Journaliste et critique de cinéma à la RTS, Rafael Wolf publie un deuxième roman, « L’ombre d’une faille », qui allie au récit catastrophe les intrigues intimes et politiques d’une série de personnages confrontés à une crise climatique sans précédent. 

Elle en sait des choses, depuis qu’elle est là. Elle, c’est Kernel, presqu’île fictive cernée par la mer en furie. Dès le prologue, c’est son récit qu’on découvre, parole d’un petit bout de terre témoin du drame à venir.

Critique de cinéma à la RTS, Rafael Wolf lorgne ici du côté du théâtre. Son île est une scène où s’ébattent, face à la tempête, une poignée de personnages à l’agitation dérisoire. Dans « L’ombre d’une faille », son deuxième roman, la vanité des querelles humaines se déploie de manière impitoyable sous l’œil omniscient, tour à tour sarcastique ou empathique, d’une île-narratrice chahutée par le changement climatique.

Ce qui m’intéressait, c’était ce point de vue double, quelque chose d’impossible à restituer au cinéma: être à la fois dans un point de vue subjectif et objectif. C’est un des bonheurs que peut m’offrir la littérature.

Rafael Wolf, auteur de « L’ombre d’une faille »

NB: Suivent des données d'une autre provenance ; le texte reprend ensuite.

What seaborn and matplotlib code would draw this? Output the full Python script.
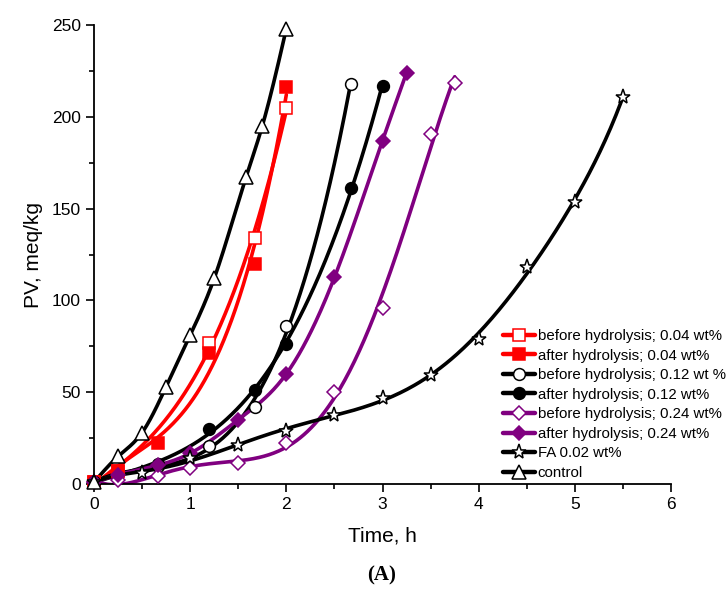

Maire de Kernel, Pénélope Bloch doit faire face au plus grand défi de sa carrière: partout dans le monde alentour, l’eau monte, et des vagues gigantesques menacent d’anéantir sa ville. L’édile prend alors la décision d’ériger une gigantesque digue de béton, rencontrant les résistances d’une partie de la population, toute affairée à démontrer que l’imminence du danger ne serait que fake news.

Une satire mordante

A travers les destins croisés d’une dizaine de personnages, Rafael Wolf livre une satire mordante de notre époque, prise à la gorge par des menaces que préfère ignorer une part importante de la population. Du polémiste de gauche à l’influenceur d’extrême-droite, de la journaliste ambitieuse au gourou stellaire, de l’enseignante, adepte des théories du complot, à l’entrepreneur « cancellé », toutes et tous jouent leur partition orgueilleuse, comme autant de micro-organismes s’agitant dans le confinement d’une boîte de Petri. Jusqu’à ce que la température monte…

Ce que j’essaye de te dire, c’est qu’en dépit de toutes les digues que l’on pourra construire, il y aura toujours une faille, une petite fissure, une minuscule brèche qui nous rappellera que notre fantasme de sécurité absolue n’est que ça: un fantasme. Et quand bien même aucune faille n’apparaîtrait, nous ferions en sorte de l’imaginer, parce que l’absence complète de danger est inconcevable pour l’être humain.

Extrait de « L’ombre d’une faille » de Rafael Wolf

Un jour, une faille apparaît au cœur du barrage marin, et le petit monde de Kernel se fissure, conduisant ses habitants à des décisions radicales. Récit-catastrophe, le deuxième roman de Rafael Wolf n’a pourtant rien d’une dystopie dépressive. Né dans une ère où la perspective d’une apocalypse nucléaire était dans tous les esprits, l’auteur genevois constate, à travers la voix mi-ironique, mi-optimiste de sa narratrice: « Une autre aptitude dont vous faites preuve, bien plus que n’importe quelle espèce animale, tient à votre capacité d’adaptation. Vous vous habituez à tout, même au pire. »

Menée avec un sens du crescendo remarquablement maîtrisé, la fable n’offre ainsi pas à l’humanité le seul spectacle de sa dévastation programmée. Le monde d’après est toujours à venir, ouvrant aux survivants un faisceau de possibilités… d’une île.

Nicolas Julliard/mh

Rafael Wolf, « L’ombre d’une faille », ed. Favre, mai 2025.